* Dataset records
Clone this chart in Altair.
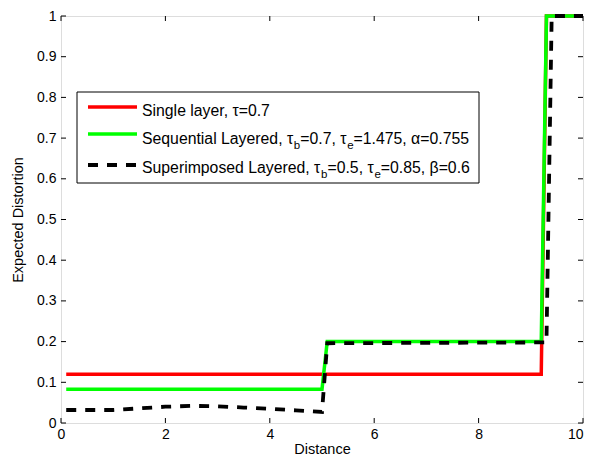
import altair as alt
import pandas as pd

# ---- data ----
single_x = [0.1, 9.2, 9.3, 10.0]
single_y = [0.12, 0.12, 1.0, 1.0]

seq_x = [0.1, 5.0, 5.1, 9.2, 9.3, 10.0]
seq_y = [0.083, 0.083, 0.2, 0.2, 1.0, 1.0]

sup_x = [0.1, 1.0, 1.5, 2.0, 2.5, 3.0, 3.5, 4.0, 4.5, 5.0, 5.1, 9.3, 9.4, 10.0]
sup_y = [0.032, 0.032, 0.036, 0.040, 0.042, 0.041, 0.038, 0.035, 0.031, 0.027,
         0.196, 0.198, 1.0, 1.0]

x_ticks = [0, 2, 4, 6, 8, 10]
y_ticks = [0, 0.1, 0.2, 0.3, 0.4, 0.5, 0.6, 0.7, 0.8, 0.9, 1.0]

x_title = "Distance"
y_title = "Expected Distortion"

legend_rows = [
    [("Single layer, τ=0.7", "m")],
    [("Sequential Layered, τ", "m"), ("b", "s"), ("=0.7, τ", "m"), ("e", "s"),
     ("=1.475, α=0.755", "m")],
    [("Superimposed Layered, τ", "m"), ("b", "s"), ("=0.5, τ", "m"), ("e", "s"),
     ("=0.85, β=0.6", "m")],
]
legend_colors = ["#ff0000", "#00ff00", "#000000"]

# ---- layout ----
W, H = 522, 407
FONT = "Liberation Sans"
LFS, SFS = 15.8, 11.5
DASH = [10, 9]

def series_df(xs, ys):
    return pd.DataFrame({"x": xs, "y": ys, "o": list(range(len(xs)))})

X = alt.X("x:Q", scale=alt.Scale(domain=[0, 10], nice=False, zero=False),
          axis=alt.Axis(values=x_ticks, ticks=False, grid=False, domain=False,
                        labelFont=FONT, labelFontSize=14, labelColor="black",
                        labelPadding=4, labelFlush=False,
                        labelAlign={"condition": {"test": "datum.value >= 10", "value": "right"},
                                    "value": "center"},
                        title=x_title,
                        titleFont=FONT, titleFontSize=14.5, titleFontWeight="normal",
                        titleColor="black", titlePadding=1))
Y = alt.Y("y:Q", scale=alt.Scale(domain=[0, 1], nice=False, zero=False),
          axis=alt.Axis(values=y_ticks, format="~g", ticks=False, grid=False,
                        domain=False, labelFont=FONT, labelFontSize=14,
                        labelColor="black", labelPadding=5, labelFlush=False,
                        title=y_title, titleFont=FONT, titleFontSize=14.5,
                        titleFontWeight="normal", titleColor="black",
                        titlePadding=11))

layers = []
layers.append(alt.Chart(series_df(single_x, single_y)).mark_line(
    color="#ff0000", strokeWidth=3.5).encode(x=X, y=Y, order="o:Q"))
layers.append(alt.Chart(series_df(seq_x, seq_y)).mark_line(
    color="#00ff00", strokeWidth=3.5).encode(x=X, y=Y, order="o:Q"))
layers.append(alt.Chart(series_df(sup_x, sup_y)).mark_line(
    color="black", strokeWidth=3.8, strokeDash=DASH).encode(x=X, y=Y, order="o:Q"))

# inward ticks on all four sides
xt = pd.DataFrame({"x": x_ticks})
yt = pd.DataFrame({"y": y_ticks})
TL = 5
layers.append(alt.Chart(xt).mark_rule(color="black", strokeWidth=1).encode(
    x=X, y=alt.value(H), y2=alt.value(H - TL)))
layers.append(alt.Chart(xt).mark_rule(color="black", strokeWidth=1).encode(
    x=X, y=alt.value(0), y2=alt.value(TL)))
layers.append(alt.Chart(yt).mark_rule(color="black", strokeWidth=1).encode(
    y=Y, x=alt.value(0), x2=alt.value(TL)))
layers.append(alt.Chart(yt).mark_rule(color="black", strokeWidth=1).encode(
    y=Y, x=alt.value(W - TL), x2=alt.value(W)))

# ---- manual legend (box, samples, text with subscripts) ----
one = pd.DataFrame({"k": [0]})
BX0, BX1, BY0, BY1 = 16, 418, 76, 167
layers.append(alt.Chart(one).mark_rect(fill="white", stroke="black", strokeWidth=1).encode(
    x=alt.value(BX0), x2=alt.value(BX1), y=alt.value(BY0), y2=alt.value(BY1)))

line_y = [91, 118, 149]
text_y = [100, 128, 157]
for i, c in enumerate(legend_colors):
    kw = dict(color=c, strokeWidth=3.5 if i < 2 else 3.8)
    if i == 2:
        kw["strokeDash"] = DASH
    layers.append(alt.Chart(one).mark_rule(**kw).encode(
        x=alt.value(27), x2=alt.value(76), y=alt.value(line_y[i]), y2=alt.value(line_y[i])))

CW = {' ': 278, ',': 278, '.': 278, '=': 584, 'S': 667, 'L': 556, 'e': 556, 'q': 556,
      'u': 556, 'n': 556, 't': 278, 'i': 222, 'a': 556, 'l': 222, 'y': 500, 'r': 333,
      'd': 556, 'p': 556, 'm': 833, 'o': 556, 's': 500, 'g': 556, 'b': 556,
      'τ': 440, 'α': 580, 'β': 575}

def text_width(s, fs):
    return sum(CW.get(ch, 556) for ch in s) * fs / 1000.0

for i, row in enumerate(legend_rows):
    cx = 81.0
    for seg, kind in row:
        fs = LFS if kind == "m" else SFS
        yy = text_y[i] if kind == "m" else text_y[i] + 5
        layers.append(alt.Chart(one).mark_text(
            align="left", baseline="alphabetic", font=FONT, fontSize=fs, color="black"
        ).encode(x=alt.value(cx), y=alt.value(yy), text=alt.value(seg)))
        cx += text_width(seg, fs)

chart = alt.layer(*layers).properties(
    width=W, height=H,
    autosize=alt.AutoSizeParams(type="none"),
    padding={"left": 53, "top": 8, "right": 1, "bottom": 34},
).configure_view(stroke="black", strokeWidth=1).configure(background="white")

chart.save("out.html", embed_options={"renderer": "svg", "actions": False})
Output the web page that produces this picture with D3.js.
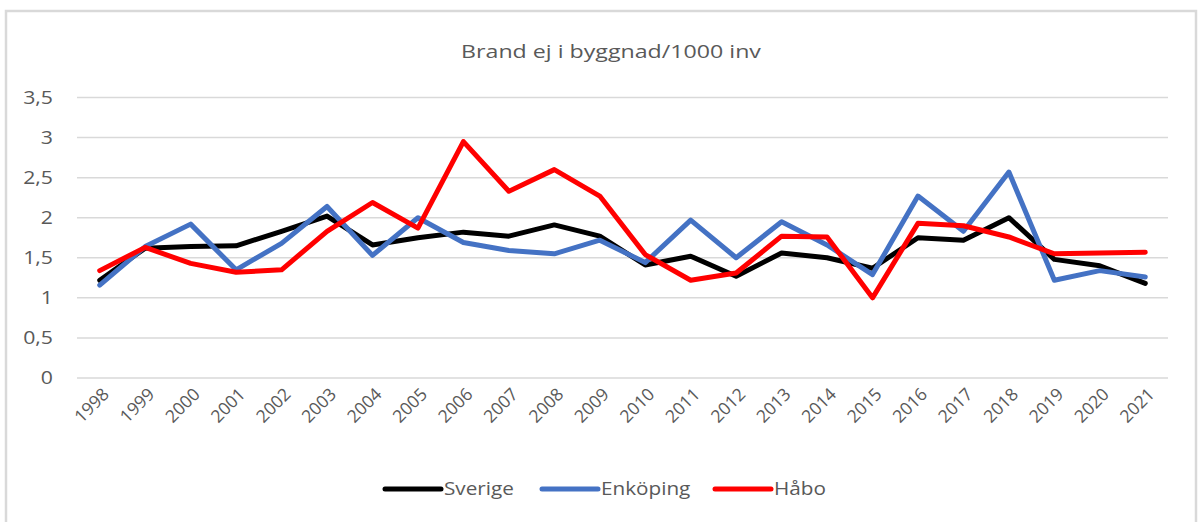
<!DOCTYPE html>
<html>
<head>
<meta charset="utf-8">
<script src="https://cdn.jsdelivr.net/npm/d3@7"></script>
<style>
  body { margin: 0; background: #fff; }
  svg text { font-family: "Open Sans", "Liberation Sans", sans-serif; fill: #595959; }
</style>
</head>
<body>
<svg id="chart" width="1198" height="522"></svg>
<script>
const years = ["1998","1999","2000","2001","2002","2003","2004","2005","2006","2007","2008","2009",
               "2010","2011","2012","2013","2014","2015","2016","2017","2018","2019","2020","2021"];
const sverige = [1.22,1.62,1.64,1.65,1.83,2.02,1.66,1.75,1.82,1.77,1.91,1.77,
                 1.41,1.52,1.27,1.56,1.50,1.37,1.75,1.72,2.00,1.48,1.40,1.18];
const enkoping = [1.16,1.64,1.92,1.35,1.68,2.14,1.53,2.00,1.69,1.59,1.55,1.72,
                  1.44,1.97,1.50,1.95,1.66,1.29,2.27,1.83,2.57,1.22,1.34,1.26];
const habo = [1.34,1.63,1.43,1.32,1.35,1.83,2.19,1.87,2.95,2.33,2.60,2.27,
              1.54,1.22,1.31,1.77,1.76,1.00,1.93,1.90,1.76,1.55,1.56,1.57];
const yTicks = [0, 0.5, 1, 1.5, 2, 2.5, 3, 3.5];

const series = [
  { name: "Sverige", values: sverige, color: "#000000" },
  { name: "Enköping", values: enkoping, color: "#4472C4" },
  { name: "Håbo", values: habo, color: "#FF0000" }
];

const svg = d3.select("#chart");
const margin = { left: 77, right: 1168, top: 97.5, bottom: 378 };

// chart frame
svg.append("path")
  .attr("d", "M6,530 V11 H1196 V530")
  .attr("fill", "none")
  .attr("stroke", "#d9d9d9")
  .attr("stroke-width", 2.5);

const x = d3.scaleBand().domain(years).range([margin.left, margin.right]);
const y = d3.scaleLinear().domain([0, 3.5]).range([margin.bottom, margin.top]);

// gridlines
svg.append("g")
  .selectAll("line")
  .data(yTicks)
  .join("line")
  .attr("x1", margin.left).attr("x2", margin.right)
  .attr("y1", d => y(d)).attr("y2", d => y(d))
  .attr("stroke", "#d9d9d9")
  .attr("stroke-width", 1.5);

// y axis labels (the source font is wider, so stretch a bit)
svg.append("g")
  .selectAll("text")
  .data(yTicks)
  .join("text")
  .attr("transform", d => `translate(53,${y(d)}) scale(1.18,1)`)
  .attr("dy", "0.35em")
  .attr("text-anchor", "end")
  .style("font-size", "18px")
  .text(d => String(d).replace(".", ","));

// x axis labels
svg.append("g")
  .selectAll("text")
  .data(years)
  .join("text")
  .attr("transform", d => `translate(${x(d) + x.bandwidth() / 2 + 6},391) rotate(-45)`)
  .attr("text-anchor", "end")
  .attr("dy", "0.35em")
  .style("font-size", "17.5px")
  .text(d => d);

// title
svg.append("text")
  .attr("transform", "translate(611,58) scale(1.22,1)")
  .attr("text-anchor", "middle")
  .style("font-size", "19px")
  .text("Brand ej i byggnad/1000 inv");

// lines
const line = d3.line()
  .x((d, i) => x(years[i]) + x.bandwidth() / 2)
  .y(d => y(d));

svg.append("g")
  .selectAll("path")
  .data(series)
  .join("path")
  .attr("d", d => line(d.values))
  .attr("fill", "none")
  .attr("stroke", d => d.color)
  .attr("stroke-width", 5)
  .attr("stroke-linejoin", "round")
  .attr("stroke-linecap", "round");

// legend
const legendX = [385, 542, 715];
const legend = svg.append("g")
  .selectAll("g")
  .data(series)
  .join("g")
  .attr("transform", (d, i) => `translate(${legendX[i]},489)`);

legend.append("line")
  .attr("x1", 0).attr("x2", 56)
  .attr("stroke", d => d.color)
  .attr("stroke-width", 5)
  .attr("stroke-linecap", "round");

legend.append("text")
  .attr("transform", "translate(59,0) scale(1.12,1)")
  .attr("dy", "0.35em")
  .style("font-size", "18.5px")
  .text(d => d.name);
</script>
</body>
</html>
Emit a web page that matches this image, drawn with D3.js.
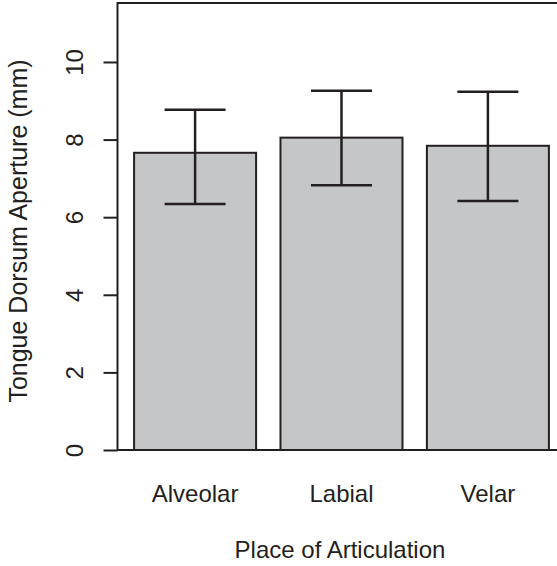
<!DOCTYPE html>
<html>
<head>
<meta charset="utf-8">
<script src="https://cdn.jsdelivr.net/npm/d3@7"></script>
<style>
  body { margin: 0; background: #fff; }
  svg { display: block; font-family: "Liberation Sans", Arial, Helvetica, sans-serif; }
</style>
</head>
<body>
<div id="chart"></div>
<script>
// bar heights and error bar ends
var categories = ["Alveolar", "Labial", "Velar"];
var means = [7.66, 8.05, 7.84];
var upper = [8.77, 9.26, 9.23];
var lower = [6.34, 6.82, 6.42];
var yTicks = [0, 2, 4, 6, 8, 10];

var width = 557, height = 566;
var plot = {left: 117.5, top: 3, bottom: 450};

var svg = d3.select("#chart").append("svg")
  .attr("width", width)
  .attr("height", height);

// R barplot-like coordinates: bar width 1, space 0.2, 4% padding
var x = d3.scaleLinear()
  .domain([0.064, 3.736])
  .range([plot.left, plot.left + 3.672 * 122]);

var y = d3.scaleLinear()
  .domain([0, 11.52])
  .range([plot.bottom, plot.top]);

var dark = "#231f20";

var bars = categories.map(function (c, i) {
  return {name: c, left: 0.2 + 1.2 * i, mean: means[i], hi: upper[i], lo: lower[i]};
});

// bars
svg.selectAll(".bar")
  .data(bars)
  .enter().append("rect")
  .attr("class", "bar")
  .attr("x", function (d) { return x(d.left); })
  .attr("y", function (d) { return y(d.mean); })
  .attr("width", function (d) { return x(d.left + 1) - x(d.left); })
  .attr("height", function (d) { return y(0) - y(d.mean); })
  .attr("fill", "#c5c6c8")
  .attr("stroke", dark)
  .attr("stroke-width", 2);

// error bars
var err = svg.selectAll(".err")
  .data(bars)
  .enter().append("g")
  .attr("class", "err")
  .attr("stroke", dark)
  .attr("stroke-width", 2.5);

err.append("line")
  .attr("x1", function (d) { return x(d.left + 0.5); })
  .attr("x2", function (d) { return x(d.left + 0.5); })
  .attr("y1", function (d) { return y(d.lo); })
  .attr("y2", function (d) { return y(d.hi); });

["hi", "lo"].forEach(function (k) {
  err.append("line")
    .attr("x1", function (d) { return x(d.left + 0.25); })
    .attr("x2", function (d) { return x(d.left + 0.75); })
    .attr("y1", function (d) { return y(d[k]); })
    .attr("y2", function (d) { return y(d[k]); });
});

// box around the plot region (right side falls off the canvas)
svg.append("rect")
  .attr("x", x(0.064))
  .attr("y", y(11.52))
  .attr("width", x(3.736) - x(0.064))
  .attr("height", y(0) - y(11.52))
  .attr("fill", "none")
  .attr("stroke", dark)
  .attr("stroke-width", 2);

// y axis
var yAxis = svg.append("g")
  .attr("transform", "translate(" + plot.left + ",0)")
  .call(d3.axisLeft(y).tickValues(yTicks).tickSize(14).tickFormat(d3.format("d")));

yAxis.select(".domain").remove();
yAxis.selectAll(".tick line")
  .attr("stroke", dark)
  .attr("stroke-width", 2);
yAxis.selectAll(".tick text")
  .attr("x", null).attr("dy", null)
  .attr("fill", "#231f20")
  .style("font-size", "24px")
  .style("font-family", "Liberation Sans, Arial, sans-serif")
  .attr("text-anchor", "middle")
  .attr("transform", "translate(-34.5,0) rotate(-90)");

// category labels
svg.selectAll(".cat")
  .data(bars)
  .enter().append("text")
  .attr("class", "cat")
  .attr("x", function (d) { return x(d.left + 0.5); })
  .attr("y", 502)
  .attr("text-anchor", "middle")
  .attr("fill", "#231f20")
  .style("font-size", "24px")
  .text(function (d) { return d.name; });

// axis titles
svg.append("text")
  .attr("x", 340)
  .attr("y", 558)
  .attr("text-anchor", "middle")
  .attr("fill", "#231f20")
  .style("font-size", "24px")
  .text("Place of Articulation");

svg.append("text")
  .attr("transform", "translate(27,231) rotate(-90)")
  .attr("text-anchor", "middle")
  .attr("fill", "#231f20")
  .style("font-size", "25px")
  .text("Tongue Dorsum Aperture (mm)");
</script>
</body>
</html>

* Exercise prompt
Copy out all lines from the material above that contain the string "picture".

* Task response
Output the web page that produces this picture with D3.js.

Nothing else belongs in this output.